_Material_:
==================================================

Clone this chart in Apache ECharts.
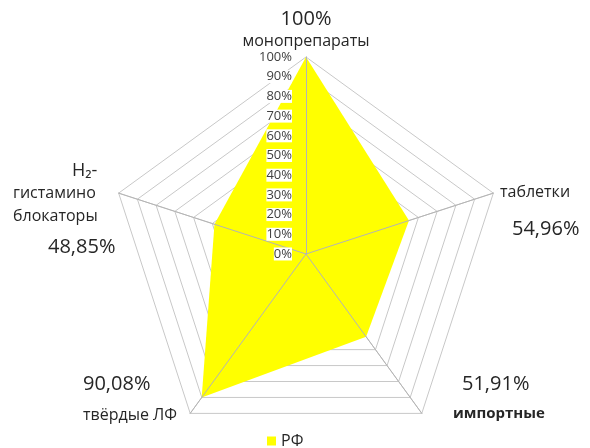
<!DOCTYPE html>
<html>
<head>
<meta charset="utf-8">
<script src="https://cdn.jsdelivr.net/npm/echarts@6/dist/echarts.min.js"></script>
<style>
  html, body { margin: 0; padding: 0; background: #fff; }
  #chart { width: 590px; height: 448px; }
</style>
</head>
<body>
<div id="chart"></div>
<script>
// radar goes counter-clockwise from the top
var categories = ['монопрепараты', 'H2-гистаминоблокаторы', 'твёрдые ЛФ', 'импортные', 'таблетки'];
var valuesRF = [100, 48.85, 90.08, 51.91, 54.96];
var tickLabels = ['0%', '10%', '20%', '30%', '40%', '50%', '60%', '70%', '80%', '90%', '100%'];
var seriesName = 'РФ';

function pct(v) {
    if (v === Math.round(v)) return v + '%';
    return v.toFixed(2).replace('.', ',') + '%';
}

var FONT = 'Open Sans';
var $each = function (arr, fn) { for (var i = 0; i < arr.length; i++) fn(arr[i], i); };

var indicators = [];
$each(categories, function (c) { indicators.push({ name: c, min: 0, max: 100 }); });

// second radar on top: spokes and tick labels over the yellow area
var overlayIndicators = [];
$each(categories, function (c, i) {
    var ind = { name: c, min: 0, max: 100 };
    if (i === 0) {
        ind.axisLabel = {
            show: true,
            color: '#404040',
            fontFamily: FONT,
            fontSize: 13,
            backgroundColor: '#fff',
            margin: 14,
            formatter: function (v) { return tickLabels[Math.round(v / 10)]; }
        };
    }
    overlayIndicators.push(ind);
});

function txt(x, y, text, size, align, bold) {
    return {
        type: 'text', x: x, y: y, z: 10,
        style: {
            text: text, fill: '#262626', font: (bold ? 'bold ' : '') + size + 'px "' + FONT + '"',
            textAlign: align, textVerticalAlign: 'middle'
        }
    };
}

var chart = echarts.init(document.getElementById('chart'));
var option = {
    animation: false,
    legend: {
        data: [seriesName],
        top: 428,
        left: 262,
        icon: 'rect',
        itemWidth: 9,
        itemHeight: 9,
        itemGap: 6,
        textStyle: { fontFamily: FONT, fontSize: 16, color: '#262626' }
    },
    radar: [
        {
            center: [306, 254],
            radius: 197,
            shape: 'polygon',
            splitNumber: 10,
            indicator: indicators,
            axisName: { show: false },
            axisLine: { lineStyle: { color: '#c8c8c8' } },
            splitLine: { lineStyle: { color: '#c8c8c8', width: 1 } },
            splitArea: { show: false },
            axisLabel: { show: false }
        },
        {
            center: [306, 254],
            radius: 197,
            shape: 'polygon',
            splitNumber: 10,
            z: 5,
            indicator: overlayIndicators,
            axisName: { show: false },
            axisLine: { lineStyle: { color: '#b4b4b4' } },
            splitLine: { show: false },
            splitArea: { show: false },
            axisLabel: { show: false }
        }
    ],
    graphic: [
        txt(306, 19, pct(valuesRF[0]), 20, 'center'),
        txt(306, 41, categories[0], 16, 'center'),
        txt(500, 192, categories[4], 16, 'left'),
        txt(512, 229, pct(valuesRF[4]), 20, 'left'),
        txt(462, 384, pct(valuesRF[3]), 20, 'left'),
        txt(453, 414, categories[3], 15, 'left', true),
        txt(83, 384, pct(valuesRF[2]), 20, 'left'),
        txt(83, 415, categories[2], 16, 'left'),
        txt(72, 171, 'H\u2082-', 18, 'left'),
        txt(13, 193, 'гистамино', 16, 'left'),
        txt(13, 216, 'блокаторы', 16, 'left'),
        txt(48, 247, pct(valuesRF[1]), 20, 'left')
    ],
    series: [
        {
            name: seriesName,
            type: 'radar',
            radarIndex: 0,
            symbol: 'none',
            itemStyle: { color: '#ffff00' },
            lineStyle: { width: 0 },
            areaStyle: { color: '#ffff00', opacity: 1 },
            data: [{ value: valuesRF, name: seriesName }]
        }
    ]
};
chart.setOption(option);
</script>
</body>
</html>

==================================================

_Goal_:
Return the full material word for word. Do not include the pictures.

_Output_:
Clone this chart in Apache ECharts.
<!DOCTYPE html>
<html>
<head>
<meta charset="utf-8">
<script src="https://cdn.jsdelivr.net/npm/echarts@6/dist/echarts.min.js"></script>
<style>
  html, body { margin: 0; padding: 0; background: #fff; }
  #chart { width: 590px; height: 448px; }
</style>
</head>
<body>
<div id="chart"></div>
<script>
// radar goes counter-clockwise from the top
var categories = ['монопрепараты', 'H2-гистаминоблокаторы', 'твёрдые ЛФ', 'импортные', 'таблетки'];
var valuesRF = [100, 48.85, 90.08, 51.91, 54.96];
var tickLabels = ['0%', '10%', '20%', '30%', '40%', '50%', '60%', '70%', '80%', '90%', '100%'];
var seriesName = 'РФ';

function pct(v) {
    if (v === Math.round(v)) return v + '%';
    return v.toFixed(2).replace('.', ',') + '%';
}

var FONT = 'Open Sans';
var $each = function (arr, fn) { for (var i = 0; i < arr.length; i++) fn(arr[i], i); };

var indicators = [];
$each(categories, function (c) { indicators.push({ name: c, min: 0, max: 100 }); });

// second radar on top: spokes and tick labels over the yellow area
var overlayIndicators = [];
$each(categories, function (c, i) {
    var ind = { name: c, min: 0, max: 100 };
    if (i === 0) {
        ind.axisLabel = {
            show: true,
            color: '#404040',
            fontFamily: FONT,
            fontSize: 13,
            backgroundColor: '#fff',
            margin: 14,
            formatter: function (v) { return tickLabels[Math.round(v / 10)]; }
        };
    }
    overlayIndicators.push(ind);
});

function txt(x, y, text, size, align, bold) {
    return {
        type: 'text', x: x, y: y, z: 10,
        style: {
            text: text, fill: '#262626', font: (bold ? 'bold ' : '') + size + 'px "' + FONT + '"',
            textAlign: align, textVerticalAlign: 'middle'
        }
    };
}

var chart = echarts.init(document.getElementById('chart'));
var option = {
    animation: false,
    legend: {
        data: [seriesName],
        top: 428,
        left: 262,
        icon: 'rect',
        itemWidth: 9,
        itemHeight: 9,
        itemGap: 6,
        textStyle: { fontFamily: FONT, fontSize: 16, color: '#262626' }
    },
    radar: [
        {
            center: [306, 254],
            radius: 197,
            shape: 'polygon',
            splitNumber: 10,
            indicator: indicators,
            axisName: { show: false },
            axisLine: { lineStyle: { color: '#c8c8c8' } },
            splitLine: { lineStyle: { color: '#c8c8c8', width: 1 } },
            splitArea: { show: false },
            axisLabel: { show: false }
        },
        {
            center: [306, 254],
            radius: 197,
            shape: 'polygon',
            splitNumber: 10,
            z: 5,
            indicator: overlayIndicators,
            axisName: { show: false },
            axisLine: { lineStyle: { color: '#b4b4b4' } },
            splitLine: { show: false },
            splitArea: { show: false },
            axisLabel: { show: false }
        }
    ],
    graphic: [
        txt(306, 19, pct(valuesRF[0]), 20, 'center'),
        txt(306, 41, categories[0], 16, 'center'),
        txt(500, 192, categories[4], 16, 'left'),
        txt(512, 229, pct(valuesRF[4]), 20, 'left'),
        txt(462, 384, pct(valuesRF[3]), 20, 'left'),
        txt(453, 414, categories[3], 15, 'left', true),
        txt(83, 384, pct(valuesRF[2]), 20, 'left'),
        txt(83, 415, categories[2], 16, 'left'),
        txt(72, 171, 'H\u2082-', 18, 'left'),
        txt(13, 193, 'гистамино', 16, 'left'),
        txt(13, 216, 'блокаторы', 16, 'left'),
        txt(48, 247, pct(valuesRF[1]), 20, 'left')
    ],
    series: [
        {
            name: seriesName,
            type: 'radar',
            radarIndex: 0,
            symbol: 'none',
            itemStyle: { color: '#ffff00' },
            lineStyle: { width: 0 },
            areaStyle: { color: '#ffff00', opacity: 1 },
            data: [{ value: valuesRF, name: seriesName }]
        }
    ]
};
chart.setOption(option);
</script>
</body>
</html>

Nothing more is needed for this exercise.